---------- Dataset extract ----------
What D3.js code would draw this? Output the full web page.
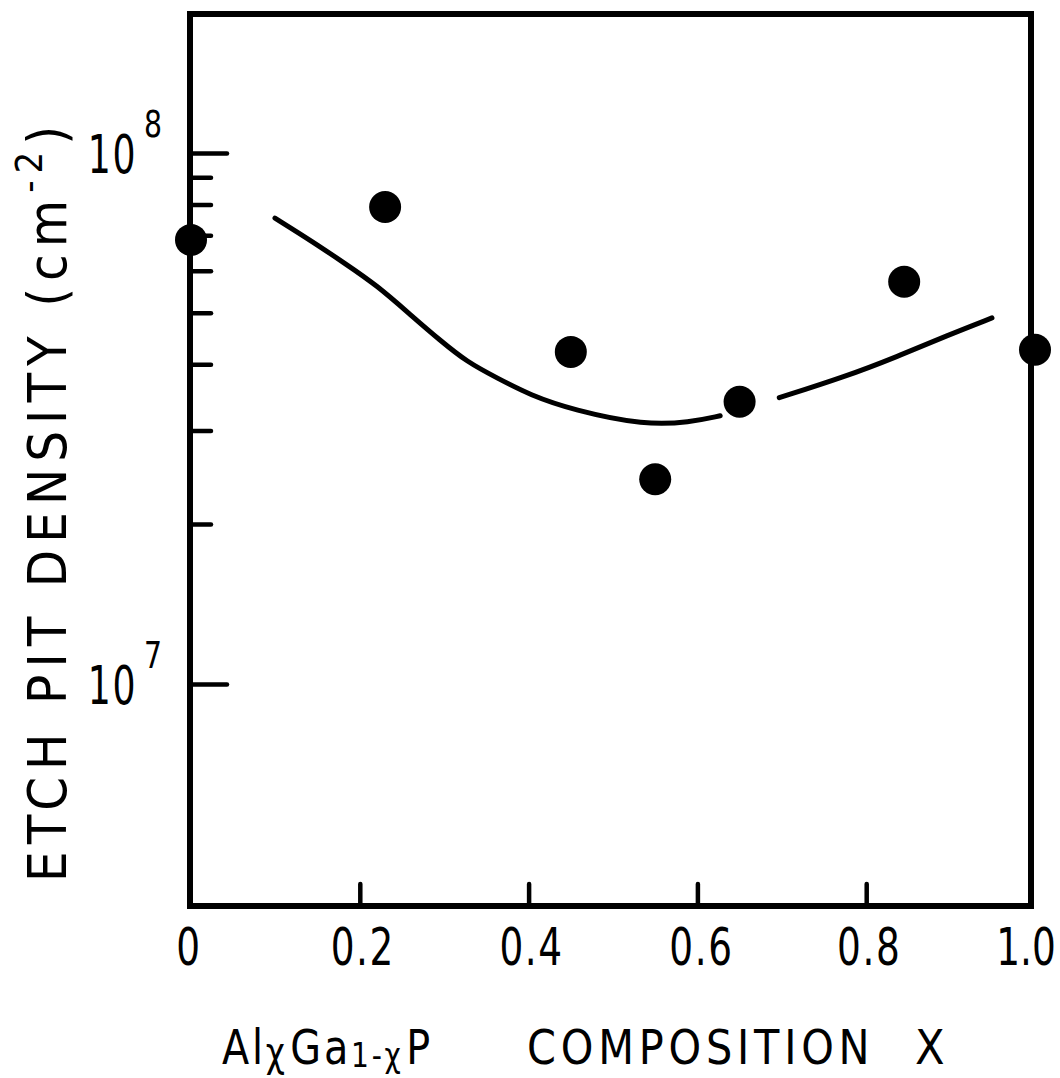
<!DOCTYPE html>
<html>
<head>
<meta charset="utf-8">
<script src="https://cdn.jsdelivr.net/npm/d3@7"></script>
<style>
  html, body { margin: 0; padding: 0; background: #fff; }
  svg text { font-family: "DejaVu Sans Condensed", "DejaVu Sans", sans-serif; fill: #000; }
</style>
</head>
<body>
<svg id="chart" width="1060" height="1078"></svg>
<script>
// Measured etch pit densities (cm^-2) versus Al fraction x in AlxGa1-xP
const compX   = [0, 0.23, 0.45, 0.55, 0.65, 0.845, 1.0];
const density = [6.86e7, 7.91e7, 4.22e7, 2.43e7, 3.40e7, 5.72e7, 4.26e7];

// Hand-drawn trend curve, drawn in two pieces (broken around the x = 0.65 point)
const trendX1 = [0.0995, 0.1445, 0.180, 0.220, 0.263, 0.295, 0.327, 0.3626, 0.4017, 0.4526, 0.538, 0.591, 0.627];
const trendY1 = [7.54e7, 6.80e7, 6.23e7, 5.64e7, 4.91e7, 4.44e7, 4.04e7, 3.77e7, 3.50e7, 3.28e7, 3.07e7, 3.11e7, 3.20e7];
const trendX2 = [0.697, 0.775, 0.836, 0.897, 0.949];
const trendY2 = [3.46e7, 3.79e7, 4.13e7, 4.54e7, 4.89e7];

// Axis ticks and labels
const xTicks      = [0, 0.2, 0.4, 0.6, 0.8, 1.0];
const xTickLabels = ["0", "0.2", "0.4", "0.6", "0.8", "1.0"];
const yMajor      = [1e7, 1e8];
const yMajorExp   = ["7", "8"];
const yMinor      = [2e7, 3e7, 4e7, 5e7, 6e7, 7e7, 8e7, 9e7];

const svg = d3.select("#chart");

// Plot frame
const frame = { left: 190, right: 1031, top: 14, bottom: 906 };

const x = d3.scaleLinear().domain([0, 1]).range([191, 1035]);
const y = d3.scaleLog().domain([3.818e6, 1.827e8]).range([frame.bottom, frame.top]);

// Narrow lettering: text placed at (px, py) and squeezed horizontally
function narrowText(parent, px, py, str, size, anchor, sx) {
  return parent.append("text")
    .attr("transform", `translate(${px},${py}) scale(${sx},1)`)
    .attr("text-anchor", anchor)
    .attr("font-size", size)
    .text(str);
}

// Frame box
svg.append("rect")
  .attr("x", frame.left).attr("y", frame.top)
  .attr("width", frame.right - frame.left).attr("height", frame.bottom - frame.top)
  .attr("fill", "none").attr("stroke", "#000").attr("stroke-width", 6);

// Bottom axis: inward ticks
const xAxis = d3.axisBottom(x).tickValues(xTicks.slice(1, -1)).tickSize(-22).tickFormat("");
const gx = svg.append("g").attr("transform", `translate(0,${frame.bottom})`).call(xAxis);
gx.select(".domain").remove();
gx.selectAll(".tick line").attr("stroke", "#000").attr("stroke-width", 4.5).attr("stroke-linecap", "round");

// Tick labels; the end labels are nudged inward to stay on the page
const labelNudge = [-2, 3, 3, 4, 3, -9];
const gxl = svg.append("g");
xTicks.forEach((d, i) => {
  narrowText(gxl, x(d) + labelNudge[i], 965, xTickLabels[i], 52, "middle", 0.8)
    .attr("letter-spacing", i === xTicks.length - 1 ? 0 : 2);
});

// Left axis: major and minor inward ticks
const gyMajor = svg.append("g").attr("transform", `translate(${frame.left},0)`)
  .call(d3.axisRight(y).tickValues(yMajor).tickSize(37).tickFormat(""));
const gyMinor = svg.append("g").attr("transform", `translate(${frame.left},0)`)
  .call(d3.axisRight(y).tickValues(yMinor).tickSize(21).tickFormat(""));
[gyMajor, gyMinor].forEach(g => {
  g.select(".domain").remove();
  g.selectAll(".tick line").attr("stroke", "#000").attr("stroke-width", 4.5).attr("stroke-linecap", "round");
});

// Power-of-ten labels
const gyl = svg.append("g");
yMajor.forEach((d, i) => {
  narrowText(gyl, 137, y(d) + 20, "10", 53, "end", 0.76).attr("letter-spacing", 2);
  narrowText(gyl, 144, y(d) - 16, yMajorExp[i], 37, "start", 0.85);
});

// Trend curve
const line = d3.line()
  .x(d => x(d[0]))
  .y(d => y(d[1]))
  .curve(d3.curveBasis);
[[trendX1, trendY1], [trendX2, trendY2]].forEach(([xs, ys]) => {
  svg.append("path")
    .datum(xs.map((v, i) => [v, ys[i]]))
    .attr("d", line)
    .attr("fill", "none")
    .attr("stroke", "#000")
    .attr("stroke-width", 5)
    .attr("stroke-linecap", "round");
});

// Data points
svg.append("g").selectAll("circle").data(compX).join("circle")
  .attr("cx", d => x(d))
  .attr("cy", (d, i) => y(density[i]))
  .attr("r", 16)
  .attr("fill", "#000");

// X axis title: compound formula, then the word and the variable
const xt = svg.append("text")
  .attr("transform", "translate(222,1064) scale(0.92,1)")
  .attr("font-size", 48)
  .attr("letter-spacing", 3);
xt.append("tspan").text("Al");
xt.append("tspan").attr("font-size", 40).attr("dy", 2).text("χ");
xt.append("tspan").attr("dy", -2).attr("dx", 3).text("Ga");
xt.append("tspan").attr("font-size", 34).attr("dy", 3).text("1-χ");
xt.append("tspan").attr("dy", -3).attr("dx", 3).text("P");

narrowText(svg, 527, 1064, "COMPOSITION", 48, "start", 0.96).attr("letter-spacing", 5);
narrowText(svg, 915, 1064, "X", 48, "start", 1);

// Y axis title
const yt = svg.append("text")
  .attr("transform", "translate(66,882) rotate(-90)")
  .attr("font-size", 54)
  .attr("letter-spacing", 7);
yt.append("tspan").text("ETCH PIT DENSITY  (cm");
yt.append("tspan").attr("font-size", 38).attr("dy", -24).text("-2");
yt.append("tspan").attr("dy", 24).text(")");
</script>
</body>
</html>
----------
### What is being asked
Retype everything in the material word for word, minus pictures.

### Task output
What D3.js code would draw this? Output the full web page.
<!DOCTYPE html>
<html>
<head>
<meta charset="utf-8">
<script src="https://cdn.jsdelivr.net/npm/d3@7"></script>
<style>
  html, body { margin: 0; padding: 0; background: #fff; }
  svg text { font-family: "DejaVu Sans Condensed", "DejaVu Sans", sans-serif; fill: #000; }
</style>
</head>
<body>
<svg id="chart" width="1060" height="1078"></svg>
<script>
// Measured etch pit densities (cm^-2) versus Al fraction x in AlxGa1-xP
const compX   = [0, 0.23, 0.45, 0.55, 0.65, 0.845, 1.0];
const density = [6.86e7, 7.91e7, 4.22e7, 2.43e7, 3.40e7, 5.72e7, 4.26e7];

// Hand-drawn trend curve, drawn in two pieces (broken around the x = 0.65 point)
const trendX1 = [0.0995, 0.1445, 0.180, 0.220, 0.263, 0.295, 0.327, 0.3626, 0.4017, 0.4526, 0.538, 0.591, 0.627];
const trendY1 = [7.54e7, 6.80e7, 6.23e7, 5.64e7, 4.91e7, 4.44e7, 4.04e7, 3.77e7, 3.50e7, 3.28e7, 3.07e7, 3.11e7, 3.20e7];
const trendX2 = [0.697, 0.775, 0.836, 0.897, 0.949];
const trendY2 = [3.46e7, 3.79e7, 4.13e7, 4.54e7, 4.89e7];

// Axis ticks and labels
const xTicks      = [0, 0.2, 0.4, 0.6, 0.8, 1.0];
const xTickLabels = ["0", "0.2", "0.4", "0.6", "0.8", "1.0"];
const yMajor      = [1e7, 1e8];
const yMajorExp   = ["7", "8"];
const yMinor      = [2e7, 3e7, 4e7, 5e7, 6e7, 7e7, 8e7, 9e7];

const svg = d3.select("#chart");

// Plot frame
const frame = { left: 190, right: 1031, top: 14, bottom: 906 };

const x = d3.scaleLinear().domain([0, 1]).range([191, 1035]);
const y = d3.scaleLog().domain([3.818e6, 1.827e8]).range([frame.bottom, frame.top]);

// Narrow lettering: text placed at (px, py) and squeezed horizontally
function narrowText(parent, px, py, str, size, anchor, sx) {
  return parent.append("text")
    .attr("transform", `translate(${px},${py}) scale(${sx},1)`)
    .attr("text-anchor", anchor)
    .attr("font-size", size)
    .text(str);
}

// Frame box
svg.append("rect")
  .attr("x", frame.left).attr("y", frame.top)
  .attr("width", frame.right - frame.left).attr("height", frame.bottom - frame.top)
  .attr("fill", "none").attr("stroke", "#000").attr("stroke-width", 6);

// Bottom axis: inward ticks
const xAxis = d3.axisBottom(x).tickValues(xTicks.slice(1, -1)).tickSize(-22).tickFormat("");
const gx = svg.append("g").attr("transform", `translate(0,${frame.bottom})`).call(xAxis);
gx.select(".domain").remove();
gx.selectAll(".tick line").attr("stroke", "#000").attr("stroke-width", 4.5).attr("stroke-linecap", "round");

// Tick labels; the end labels are nudged inward to stay on the page
const labelNudge = [-2, 3, 3, 4, 3, -9];
const gxl = svg.append("g");
xTicks.forEach((d, i) => {
  narrowText(gxl, x(d) + labelNudge[i], 965, xTickLabels[i], 52, "middle", 0.8)
    .attr("letter-spacing", i === xTicks.length - 1 ? 0 : 2);
});

// Left axis: major and minor inward ticks
const gyMajor = svg.append("g").attr("transform", `translate(${frame.left},0)`)
  .call(d3.axisRight(y).tickValues(yMajor).tickSize(37).tickFormat(""));
const gyMinor = svg.append("g").attr("transform", `translate(${frame.left},0)`)
  .call(d3.axisRight(y).tickValues(yMinor).tickSize(21).tickFormat(""));
[gyMajor, gyMinor].forEach(g => {
  g.select(".domain").remove();
  g.selectAll(".tick line").attr("stroke", "#000").attr("stroke-width", 4.5).attr("stroke-linecap", "round");
});

// Power-of-ten labels
const gyl = svg.append("g");
yMajor.forEach((d, i) => {
  narrowText(gyl, 137, y(d) + 20, "10", 53, "end", 0.76).attr("letter-spacing", 2);
  narrowText(gyl, 144, y(d) - 16, yMajorExp[i], 37, "start", 0.85);
});

// Trend curve
const line = d3.line()
  .x(d => x(d[0]))
  .y(d => y(d[1]))
  .curve(d3.curveBasis);
[[trendX1, trendY1], [trendX2, trendY2]].forEach(([xs, ys]) => {
  svg.append("path")
    .datum(xs.map((v, i) => [v, ys[i]]))
    .attr("d", line)
    .attr("fill", "none")
    .attr("stroke", "#000")
    .attr("stroke-width", 5)
    .attr("stroke-linecap", "round");
});

// Data points
svg.append("g").selectAll("circle").data(compX).join("circle")
  .attr("cx", d => x(d))
  .attr("cy", (d, i) => y(density[i]))
  .attr("r", 16)
  .attr("fill", "#000");

// X axis title: compound formula, then the word and the variable
const xt = svg.append("text")
  .attr("transform", "translate(222,1064) scale(0.92,1)")
  .attr("font-size", 48)
  .attr("letter-spacing", 3);
xt.append("tspan").text("Al");
xt.append("tspan").attr("font-size", 40).attr("dy", 2).text("χ");
xt.append("tspan").attr("dy", -2).attr("dx", 3).text("Ga");
xt.append("tspan").attr("font-size", 34).attr("dy", 3).text("1-χ");
xt.append("tspan").attr("dy", -3).attr("dx", 3).text("P");

narrowText(svg, 527, 1064, "COMPOSITION", 48, "start", 0.96).attr("letter-spacing", 5);
narrowText(svg, 915, 1064, "X", 48, "start", 1);

// Y axis title
const yt = svg.append("text")
  .attr("transform", "translate(66,882) rotate(-90)")
  .attr("font-size", 54)
  .attr("letter-spacing", 7);
yt.append("tspan").text("ETCH PIT DENSITY  (cm");
yt.append("tspan").attr("font-size", 38).attr("dy", -24).text("-2");
yt.append("tspan").attr("dy", 24).text(")");
</script>
</body>
</html>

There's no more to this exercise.